* **EXERCISE TASK**
Copy out the listing that follows, exact in every word, and skip the images.

——————————

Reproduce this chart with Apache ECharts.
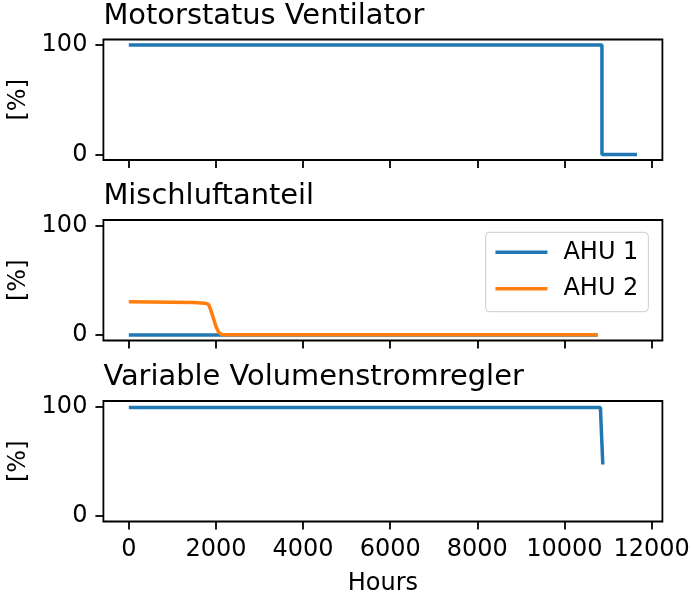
<!DOCTYPE html>
<html>
<head>
<meta charset="utf-8">
<script src="https://cdn.jsdelivr.net/npm/echarts@6/dist/echarts.min.js"></script>
<style>
html,body{margin:0;padding:0;background:#fff;}
#chart{width:692px;height:598px;}
</style>
</head>
<body>
<div id="chart"></div>
<script>
// ---- data ----
const panelTitles = ['Motorstatus Ventilator', 'Mischluftanteil', 'Variable Volumenstromregler'];
const xTicks = [0, 2000, 4000, 6000, 8000, 10000, 12000];
const yTicks = [0, 100];
const xLabel = 'Hours';
const yLabel = '[%]';
const seriesNames = ['AHU 1', 'AHU 2'];

const motorHours = [0, 10860, 10861, 11665];
const motorValues = [100, 100, 0, 0];

const mixAhu1Hours = [0, 10760];
const mixAhu1Values = [0, 0];

const mixAhu2Hours = [0, 500, 1000, 1500, 1750, 1830, 1885, 1945, 2005, 2065, 2135, 2250, 10760];
const mixAhu2Values = [30.3, 30.1, 29.9, 29.6, 29.1, 27.9, 22.5, 14.9, 7.3, 2.2, 0.5, 0.3, 0.3];

const vavHours = [0, 10825, 10880];
const vavValues = [99, 99, 47];

// ---- layout ----
const FONT = 'DejaVu Sans';
const gridLeft = 103.4, gridWidth = 559;
const gridTops = [39.5, 220, 401];
const gridHeight = 120.5;
const xMin = -583, xMax = 12248;
const blue = '#1f77b4', orange = '#ff7f0e';

function zip(xs, ys){ return xs.map((x,i)=>[x, ys[i]]); }

const grids = gridTops.map(t => ({
  left: gridLeft, top: t, width: gridWidth, height: gridHeight,
  show: true, borderColor: '#000', borderWidth: 1.8, backgroundColor: 'transparent',
  containLabel: false, outerBoundsMode: 'none'
}));

const xAxes = gridTops.map((t, i) => ({
  type: 'value', gridIndex: i, min: xMin, max: xMax, position: 'bottom',
  axisLine: {show: false, onZero: false},
  splitLine: {show: false},
  axisTick: {show: true, inside: false, customValues: xTicks, length: 8, lineStyle: {color: '#000', width: 1.8}},
  axisLabel: {show: i === 2, customValues: xTicks, margin: 16, color: '#000', fontFamily: FONT, fontSize: 24,
              formatter: v => String(v)},
  name: i === 2 ? xLabel : '', nameLocation: 'middle', nameGap: 50,
  nameTextStyle: {color: '#000', fontFamily: FONT, fontSize: 24}
}));

const yAxes = gridTops.map((t, i) => ({
  type: 'value', gridIndex: i, min: -5, max: 105, position: 'left',
  axisLine: {show: false, onZero: false},
  splitLine: {show: false},
  axisTick: {show: true, inside: false, customValues: yTicks, length: 8, lineStyle: {color: '#000', width: 1.8}},
  axisLabel: {customValues: yTicks, margin: 16, color: '#000', fontFamily: FONT, fontSize: 24,
              formatter: v => String(v)},
  name: yLabel, nameLocation: 'middle', nameGap: 63, nameRotate: 90,
  nameTextStyle: {color: '#000', fontFamily: FONT, fontSize: 24}
}));

const titles = panelTitles.map((txt, i) => ({
  text: txt, left: gridLeft - 5, top: gridTops[i] - 43,
  textStyle: {color: '#000', fontFamily: FONT, fontSize: 28.9, fontWeight: 'normal'}
}));

const lineBase = {type: 'line', symbol: 'none', showSymbol: false, animation: false, silent: true};

const option = {
  backgroundColor: '#fff',
  animation: false,
  title: titles,
  grid: grids,
  xAxis: xAxes,
  yAxis: yAxes,
  legend: {
    data: seriesNames,
    orient: 'vertical',
    left: 485.7, top: 232.3,
    padding: [8, 10, 11, 8],
    itemWidth: 52, itemHeight: 24, itemGap: 12.4,
    itemStyle: {color: 'rgba(0,0,0,0)', borderWidth: 0, opacity: 0},
    lineStyle: {width: 3.5},
    backgroundColor: 'rgba(255,255,255,0.8)',
    borderColor: '#cccccc', borderWidth: 1, borderRadius: 4,
    textStyle: {color: '#000', fontFamily: FONT, fontSize: 24, lineHeight: 24, padding: [0,0,0,11]}
  },
  series: [
    Object.assign({}, lineBase, {name: 'motor', xAxisIndex: 0, yAxisIndex: 0, data: zip(motorHours, motorValues), lineStyle: {color: blue, width: 3.5}, itemStyle: {color: blue}}),
    Object.assign({}, lineBase, {name: seriesNames[0], xAxisIndex: 1, yAxisIndex: 1, data: zip(mixAhu1Hours, mixAhu1Values), lineStyle: {color: blue, width: 3.5}, itemStyle: {color: blue}}),
    Object.assign({}, lineBase, {name: seriesNames[1], xAxisIndex: 1, yAxisIndex: 1, data: zip(mixAhu2Hours, mixAhu2Values), lineStyle: {color: orange, width: 3.5}, itemStyle: {color: orange}}),
    Object.assign({}, lineBase, {name: 'vav', xAxisIndex: 2, yAxisIndex: 2, data: zip(vavHours, vavValues), lineStyle: {color: blue, width: 3.5}, itemStyle: {color: blue}})
  ]
};

const chart = echarts.init(document.getElementById('chart'), null, {renderer: 'canvas'});
chart.setOption(option);
</script>
</body>
</html>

——————————

* **ANSWER BELOW**
Reproduce this chart with Apache ECharts.
<!DOCTYPE html>
<html>
<head>
<meta charset="utf-8">
<script src="https://cdn.jsdelivr.net/npm/echarts@6/dist/echarts.min.js"></script>
<style>
html,body{margin:0;padding:0;background:#fff;}
#chart{width:692px;height:598px;}
</style>
</head>
<body>
<div id="chart"></div>
<script>
// ---- data ----
const panelTitles = ['Motorstatus Ventilator', 'Mischluftanteil', 'Variable Volumenstromregler'];
const xTicks = [0, 2000, 4000, 6000, 8000, 10000, 12000];
const yTicks = [0, 100];
const xLabel = 'Hours';
const yLabel = '[%]';
const seriesNames = ['AHU 1', 'AHU 2'];

const motorHours = [0, 10860, 10861, 11665];
const motorValues = [100, 100, 0, 0];

const mixAhu1Hours = [0, 10760];
const mixAhu1Values = [0, 0];

const mixAhu2Hours = [0, 500, 1000, 1500, 1750, 1830, 1885, 1945, 2005, 2065, 2135, 2250, 10760];
const mixAhu2Values = [30.3, 30.1, 29.9, 29.6, 29.1, 27.9, 22.5, 14.9, 7.3, 2.2, 0.5, 0.3, 0.3];

const vavHours = [0, 10825, 10880];
const vavValues = [99, 99, 47];

// ---- layout ----
const FONT = 'DejaVu Sans';
const gridLeft = 103.4, gridWidth = 559;
const gridTops = [39.5, 220, 401];
const gridHeight = 120.5;
const xMin = -583, xMax = 12248;
const blue = '#1f77b4', orange = '#ff7f0e';

function zip(xs, ys){ return xs.map((x,i)=>[x, ys[i]]); }

const grids = gridTops.map(t => ({
  left: gridLeft, top: t, width: gridWidth, height: gridHeight,
  show: true, borderColor: '#000', borderWidth: 1.8, backgroundColor: 'transparent',
  containLabel: false, outerBoundsMode: 'none'
}));

const xAxes = gridTops.map((t, i) => ({
  type: 'value', gridIndex: i, min: xMin, max: xMax, position: 'bottom',
  axisLine: {show: false, onZero: false},
  splitLine: {show: false},
  axisTick: {show: true, inside: false, customValues: xTicks, length: 8, lineStyle: {color: '#000', width: 1.8}},
  axisLabel: {show: i === 2, customValues: xTicks, margin: 16, color: '#000', fontFamily: FONT, fontSize: 24,
              formatter: v => String(v)},
  name: i === 2 ? xLabel : '', nameLocation: 'middle', nameGap: 50,
  nameTextStyle: {color: '#000', fontFamily: FONT, fontSize: 24}
}));

const yAxes = gridTops.map((t, i) => ({
  type: 'value', gridIndex: i, min: -5, max: 105, position: 'left',
  axisLine: {show: false, onZero: false},
  splitLine: {show: false},
  axisTick: {show: true, inside: false, customValues: yTicks, length: 8, lineStyle: {color: '#000', width: 1.8}},
  axisLabel: {customValues: yTicks, margin: 16, color: '#000', fontFamily: FONT, fontSize: 24,
              formatter: v => String(v)},
  name: yLabel, nameLocation: 'middle', nameGap: 63, nameRotate: 90,
  nameTextStyle: {color: '#000', fontFamily: FONT, fontSize: 24}
}));

const titles = panelTitles.map((txt, i) => ({
  text: txt, left: gridLeft - 5, top: gridTops[i] - 43,
  textStyle: {color: '#000', fontFamily: FONT, fontSize: 28.9, fontWeight: 'normal'}
}));

const lineBase = {type: 'line', symbol: 'none', showSymbol: false, animation: false, silent: true};

const option = {
  backgroundColor: '#fff',
  animation: false,
  title: titles,
  grid: grids,
  xAxis: xAxes,
  yAxis: yAxes,
  legend: {
    data: seriesNames,
    orient: 'vertical',
    left: 485.7, top: 232.3,
    padding: [8, 10, 11, 8],
    itemWidth: 52, itemHeight: 24, itemGap: 12.4,
    itemStyle: {color: 'rgba(0,0,0,0)', borderWidth: 0, opacity: 0},
    lineStyle: {width: 3.5},
    backgroundColor: 'rgba(255,255,255,0.8)',
    borderColor: '#cccccc', borderWidth: 1, borderRadius: 4,
    textStyle: {color: '#000', fontFamily: FONT, fontSize: 24, lineHeight: 24, padding: [0,0,0,11]}
  },
  series: [
    Object.assign({}, lineBase, {name: 'motor', xAxisIndex: 0, yAxisIndex: 0, data: zip(motorHours, motorValues), lineStyle: {color: blue, width: 3.5}, itemStyle: {color: blue}}),
    Object.assign({}, lineBase, {name: seriesNames[0], xAxisIndex: 1, yAxisIndex: 1, data: zip(mixAhu1Hours, mixAhu1Values), lineStyle: {color: blue, width: 3.5}, itemStyle: {color: blue}}),
    Object.assign({}, lineBase, {name: seriesNames[1], xAxisIndex: 1, yAxisIndex: 1, data: zip(mixAhu2Hours, mixAhu2Values), lineStyle: {color: orange, width: 3.5}, itemStyle: {color: orange}}),
    Object.assign({}, lineBase, {name: 'vav', xAxisIndex: 2, yAxisIndex: 2, data: zip(vavHours, vavValues), lineStyle: {color: blue, width: 3.5}, itemStyle: {color: blue}})
  ]
};

const chart = echarts.init(document.getElementById('chart'), null, {renderer: 'canvas'});
chart.setOption(option);
</script>
</body>
</html>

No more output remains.